In a third step, we introduced chlorine gas to the magnesium oxide in a completely dry environment, causing them to react and form anhydrous magnesium chloride.
The final step utilized renewable electricity from western China's abundant solar and wind resources to electrolyze the anhydrous magnesium chloride. The process produced metallic magnesium, while the chlorine gas is recycled for further industrial use, such as the production of Polyvinyl Chloride (PVC).

Green super factory of the future

The story doesn't end here.

Beyond solving the issues with magnesium and chlorine, this innovative process also facilitates integrated resource utilization.

Hydrogen and carbon monoxide generated during the new method are not treated as waste. Instead, they can be used as reducing agents with advanced catalytic technologies to capture carbon emissions from industrial exhaust gases and convert them into organic compounds like ethylene.
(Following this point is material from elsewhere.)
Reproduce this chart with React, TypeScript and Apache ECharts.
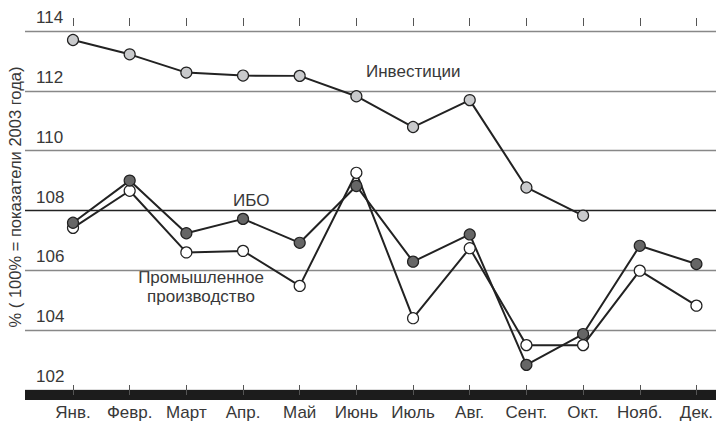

This vision reveals the blueprint for a "salt lake green super factory" that integrates multiple industries into a closed-loop system. Inputs include salt lake brine, industrial waste gases, and renewable green electricity from wind and solar power, and outputs include lightweight magnesium alloys, chlorine-based materials crucial for infrastructure construction, and locked-up CO2.

This approach represents more than a single technological breakthrough.

Through this transformation, western China's salt lakes are moving from isolated resource sites to key platforms for green industrial innovation, turning previously underutilized elements into drivers of future growth.

For the nation, it enhances the efficient use of strategic resources and supports long-term carbon reduction goals. For society, it contributes to cleaner production, improved material efficiency and more sustainable and beautiful environment.